Task to complete: Find how many lines in the data below include the word "with", then write only that number.

* START *

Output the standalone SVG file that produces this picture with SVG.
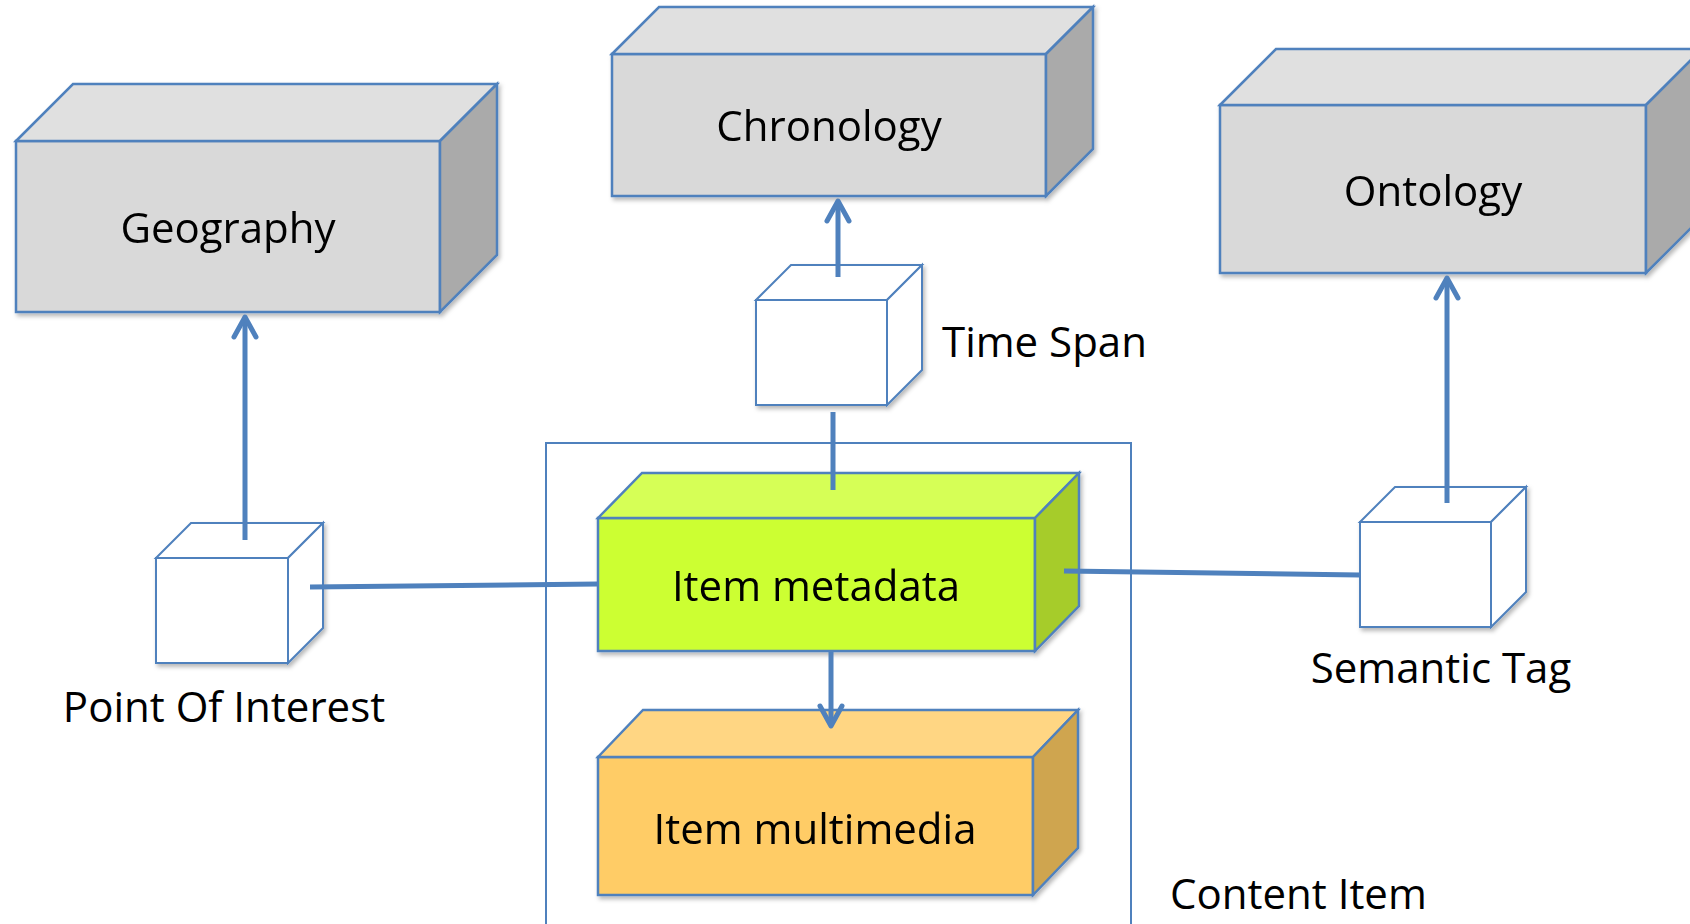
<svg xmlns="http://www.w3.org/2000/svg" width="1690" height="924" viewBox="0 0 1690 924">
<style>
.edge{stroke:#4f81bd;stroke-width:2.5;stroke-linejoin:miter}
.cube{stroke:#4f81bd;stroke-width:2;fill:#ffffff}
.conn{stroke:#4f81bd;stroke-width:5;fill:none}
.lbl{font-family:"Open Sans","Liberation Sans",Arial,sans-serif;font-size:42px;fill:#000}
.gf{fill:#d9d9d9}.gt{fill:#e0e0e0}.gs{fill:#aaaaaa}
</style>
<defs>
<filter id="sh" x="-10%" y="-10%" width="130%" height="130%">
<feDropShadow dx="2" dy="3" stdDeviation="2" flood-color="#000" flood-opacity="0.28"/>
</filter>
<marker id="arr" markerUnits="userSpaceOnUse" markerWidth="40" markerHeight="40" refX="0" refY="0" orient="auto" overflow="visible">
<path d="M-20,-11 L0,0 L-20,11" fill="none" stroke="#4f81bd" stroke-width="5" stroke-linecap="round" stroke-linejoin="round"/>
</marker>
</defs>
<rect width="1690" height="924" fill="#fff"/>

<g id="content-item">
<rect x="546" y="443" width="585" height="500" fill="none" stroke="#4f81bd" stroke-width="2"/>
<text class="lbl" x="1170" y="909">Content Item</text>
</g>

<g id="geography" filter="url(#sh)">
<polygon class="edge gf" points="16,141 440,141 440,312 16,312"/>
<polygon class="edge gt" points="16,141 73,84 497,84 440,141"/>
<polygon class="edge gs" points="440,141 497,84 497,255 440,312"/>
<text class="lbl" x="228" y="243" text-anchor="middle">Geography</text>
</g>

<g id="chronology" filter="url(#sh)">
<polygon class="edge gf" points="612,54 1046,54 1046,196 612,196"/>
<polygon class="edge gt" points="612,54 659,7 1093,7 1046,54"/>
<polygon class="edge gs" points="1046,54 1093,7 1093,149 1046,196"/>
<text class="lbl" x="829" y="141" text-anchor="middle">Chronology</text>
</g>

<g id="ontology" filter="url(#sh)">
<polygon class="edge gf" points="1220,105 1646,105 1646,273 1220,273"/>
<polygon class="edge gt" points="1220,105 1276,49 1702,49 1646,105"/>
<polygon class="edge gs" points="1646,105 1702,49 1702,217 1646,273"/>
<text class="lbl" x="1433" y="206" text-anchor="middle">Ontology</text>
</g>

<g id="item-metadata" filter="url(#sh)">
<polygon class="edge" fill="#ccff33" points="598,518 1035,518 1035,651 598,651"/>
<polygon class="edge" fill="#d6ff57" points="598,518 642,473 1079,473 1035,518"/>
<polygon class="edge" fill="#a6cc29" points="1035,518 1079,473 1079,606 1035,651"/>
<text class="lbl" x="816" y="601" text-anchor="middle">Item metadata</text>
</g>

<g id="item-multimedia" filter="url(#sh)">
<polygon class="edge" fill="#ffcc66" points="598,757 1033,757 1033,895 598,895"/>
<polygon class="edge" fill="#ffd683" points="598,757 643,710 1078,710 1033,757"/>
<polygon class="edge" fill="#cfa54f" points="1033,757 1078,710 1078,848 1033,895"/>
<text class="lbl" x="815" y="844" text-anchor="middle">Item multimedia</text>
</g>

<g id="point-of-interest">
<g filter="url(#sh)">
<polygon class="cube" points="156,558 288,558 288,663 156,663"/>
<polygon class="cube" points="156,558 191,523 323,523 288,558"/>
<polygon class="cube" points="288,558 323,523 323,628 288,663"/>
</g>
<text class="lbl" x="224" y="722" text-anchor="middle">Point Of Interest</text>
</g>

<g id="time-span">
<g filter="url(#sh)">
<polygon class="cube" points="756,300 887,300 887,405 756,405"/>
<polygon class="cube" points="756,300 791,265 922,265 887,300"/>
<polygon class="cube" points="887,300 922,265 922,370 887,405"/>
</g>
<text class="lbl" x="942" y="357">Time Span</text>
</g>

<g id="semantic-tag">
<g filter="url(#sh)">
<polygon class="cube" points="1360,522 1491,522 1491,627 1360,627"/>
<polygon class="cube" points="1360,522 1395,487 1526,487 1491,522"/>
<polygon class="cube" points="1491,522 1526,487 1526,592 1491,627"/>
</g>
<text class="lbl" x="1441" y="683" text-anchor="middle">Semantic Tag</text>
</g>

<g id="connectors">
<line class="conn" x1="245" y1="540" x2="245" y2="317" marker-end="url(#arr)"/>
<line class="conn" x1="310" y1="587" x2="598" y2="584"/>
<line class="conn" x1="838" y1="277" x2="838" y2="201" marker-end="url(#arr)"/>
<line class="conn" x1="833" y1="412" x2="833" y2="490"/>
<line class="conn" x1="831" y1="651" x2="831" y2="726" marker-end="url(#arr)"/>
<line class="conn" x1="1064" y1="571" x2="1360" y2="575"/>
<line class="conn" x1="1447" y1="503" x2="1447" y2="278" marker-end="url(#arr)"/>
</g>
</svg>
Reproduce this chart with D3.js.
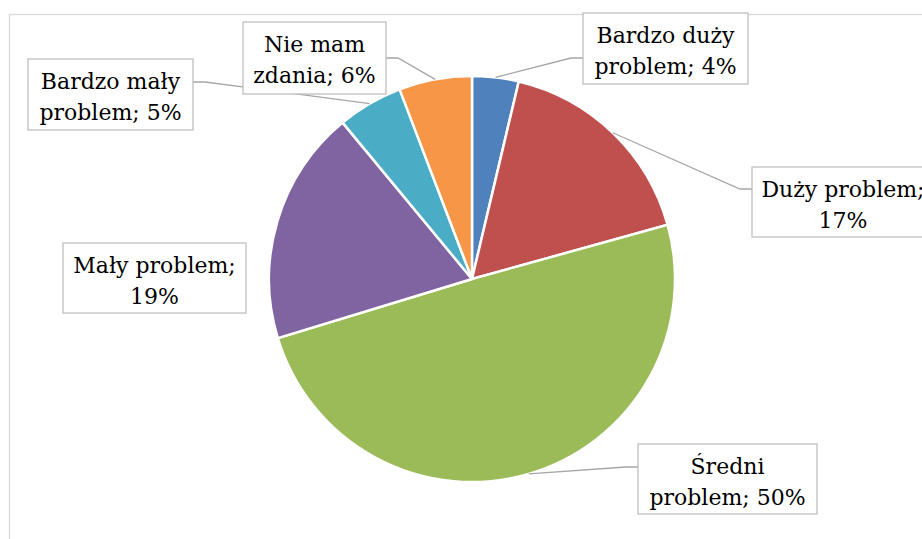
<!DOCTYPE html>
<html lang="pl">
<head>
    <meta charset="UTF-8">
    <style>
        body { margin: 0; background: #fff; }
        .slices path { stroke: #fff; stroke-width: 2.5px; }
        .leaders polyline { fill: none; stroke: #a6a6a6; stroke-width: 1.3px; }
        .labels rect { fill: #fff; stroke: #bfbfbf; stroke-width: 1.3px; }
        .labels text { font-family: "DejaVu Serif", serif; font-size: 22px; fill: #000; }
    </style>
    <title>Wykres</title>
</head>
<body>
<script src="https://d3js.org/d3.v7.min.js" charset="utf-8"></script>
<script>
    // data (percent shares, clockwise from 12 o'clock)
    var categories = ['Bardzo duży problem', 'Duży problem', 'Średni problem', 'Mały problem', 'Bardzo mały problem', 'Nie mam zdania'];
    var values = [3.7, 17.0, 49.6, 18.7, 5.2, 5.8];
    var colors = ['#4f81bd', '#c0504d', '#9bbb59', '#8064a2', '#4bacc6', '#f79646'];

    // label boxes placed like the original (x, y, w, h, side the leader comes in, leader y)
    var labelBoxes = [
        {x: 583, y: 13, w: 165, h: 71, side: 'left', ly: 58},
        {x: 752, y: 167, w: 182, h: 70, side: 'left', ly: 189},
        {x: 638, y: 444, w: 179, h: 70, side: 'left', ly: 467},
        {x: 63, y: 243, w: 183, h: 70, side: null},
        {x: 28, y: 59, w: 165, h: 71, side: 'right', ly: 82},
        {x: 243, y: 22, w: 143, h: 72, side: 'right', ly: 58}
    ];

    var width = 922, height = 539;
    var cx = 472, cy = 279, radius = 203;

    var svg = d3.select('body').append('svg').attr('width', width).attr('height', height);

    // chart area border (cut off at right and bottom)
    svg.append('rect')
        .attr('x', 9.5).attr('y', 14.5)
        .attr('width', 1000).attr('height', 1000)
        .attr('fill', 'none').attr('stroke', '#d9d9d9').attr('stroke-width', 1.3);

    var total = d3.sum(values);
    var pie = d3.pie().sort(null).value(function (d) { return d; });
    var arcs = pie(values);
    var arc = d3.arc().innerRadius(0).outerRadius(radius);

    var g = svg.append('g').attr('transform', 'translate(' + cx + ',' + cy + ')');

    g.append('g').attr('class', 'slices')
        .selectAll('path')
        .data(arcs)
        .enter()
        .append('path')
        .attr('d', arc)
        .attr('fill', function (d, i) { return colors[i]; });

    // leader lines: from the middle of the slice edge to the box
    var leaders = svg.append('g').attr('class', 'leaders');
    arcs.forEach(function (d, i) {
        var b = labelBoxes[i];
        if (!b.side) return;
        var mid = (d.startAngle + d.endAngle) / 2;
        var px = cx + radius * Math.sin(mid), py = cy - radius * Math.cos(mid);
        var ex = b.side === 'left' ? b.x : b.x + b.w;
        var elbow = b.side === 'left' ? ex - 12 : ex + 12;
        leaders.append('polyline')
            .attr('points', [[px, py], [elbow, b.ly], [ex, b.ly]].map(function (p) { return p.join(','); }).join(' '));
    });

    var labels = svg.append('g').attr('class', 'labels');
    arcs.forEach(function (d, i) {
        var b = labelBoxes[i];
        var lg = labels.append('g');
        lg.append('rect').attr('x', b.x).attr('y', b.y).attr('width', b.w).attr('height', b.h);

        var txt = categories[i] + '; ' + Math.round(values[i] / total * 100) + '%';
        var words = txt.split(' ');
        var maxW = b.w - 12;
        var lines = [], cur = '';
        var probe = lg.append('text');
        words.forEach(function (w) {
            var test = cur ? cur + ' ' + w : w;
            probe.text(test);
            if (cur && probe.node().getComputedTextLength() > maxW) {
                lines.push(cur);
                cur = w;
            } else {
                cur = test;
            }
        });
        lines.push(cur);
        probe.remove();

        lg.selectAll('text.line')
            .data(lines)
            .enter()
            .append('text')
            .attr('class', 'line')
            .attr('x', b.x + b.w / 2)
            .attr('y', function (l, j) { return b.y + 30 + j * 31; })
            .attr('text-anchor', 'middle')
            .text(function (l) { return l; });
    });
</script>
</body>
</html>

* END *

Result for this task: 2